SK Hynix just pulled off the largest foreign IPO in US history, raising $26.5 billion to expand its memory chip production as AI demand skyrockets. The South Korean giant’s Nasdaq debut underlines how critical its high-bandwidth memory (HBM) chips—think of them as the ultra-fast RAM for AI brains—are to powering everything from Nvidia’s GPUs to next-gen data centers.

How SK Hynix’s $26.5B IPO breaks records

The company sold 177.9 million American depositary shares (ADRs) at $149 each, letting US investors buy in at a fraction of the cost of a full share in Seoul. The offering, which begins trading today under the temporary ticker SKHYV (switching to SKHY on July 13), surpassed Alibaba’s $25 billion 2014 IPO to become the biggest US debut by a non-American firm.

Demand was fierce: reports suggest orders exceeded available shares by seven times, despite a 2.7% premium over its Seoul stock price. The stock opened 14% above its IPO price in early trading, defying the so-called “Korea Discount” that typically depresses valuations for South Korean companies due to governance and geopolitical concerns.

Why memory chips are the new oil for AI

SK Hynix’s HBM chips are a linchpin for AI GPUs, with Nvidia relying on the company as a key supplier.

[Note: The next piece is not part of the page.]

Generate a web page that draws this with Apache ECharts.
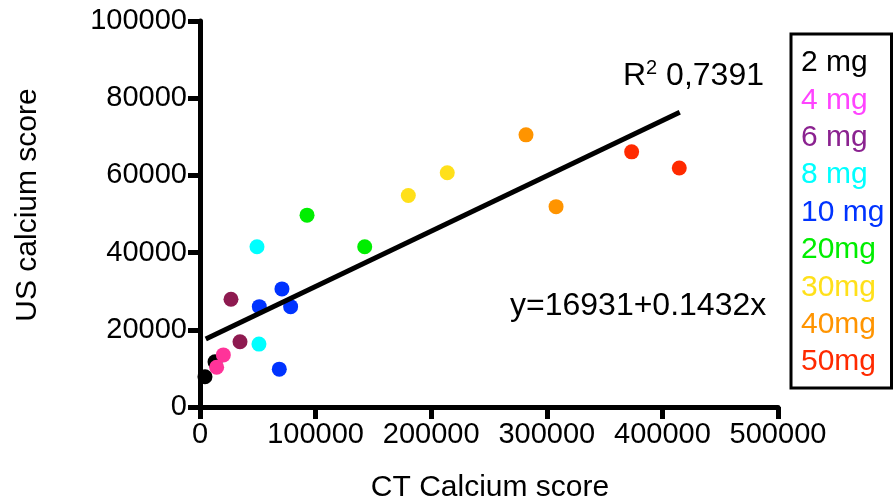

The funds raised will go toward:

  • A new fab in South Korea to ease the global memory shortage
  • A packaging facility in the same country
  • EUV scanners, the cutting-edge machines needed to produce next-gen chips

For everyday users, this means faster, more efficient AI tools—from chatbots to autonomous vehicles—without the bottlenecks currently slowing development.

US pushes for local chip production

The timing aligns with a broader US push to onshore chip manufacturing. Commerce Secretary Howard Lutnick reportedly met with Samsung and SK Hynix to discuss building new US fabs, aiming to reduce reliance on South Korea. Micron, SK Hynix’s top competitor, has already pledged $250 billion to US manufacturing, promising 90,000+ jobs.

Yet the challenge is steep: both Korean chipmakers just committed over $550 billion to domestic expansion, signaling a global race to dominate the AI supply chain. For now, SK Hynix’s IPO windfall gives it the firepower to stay ahead.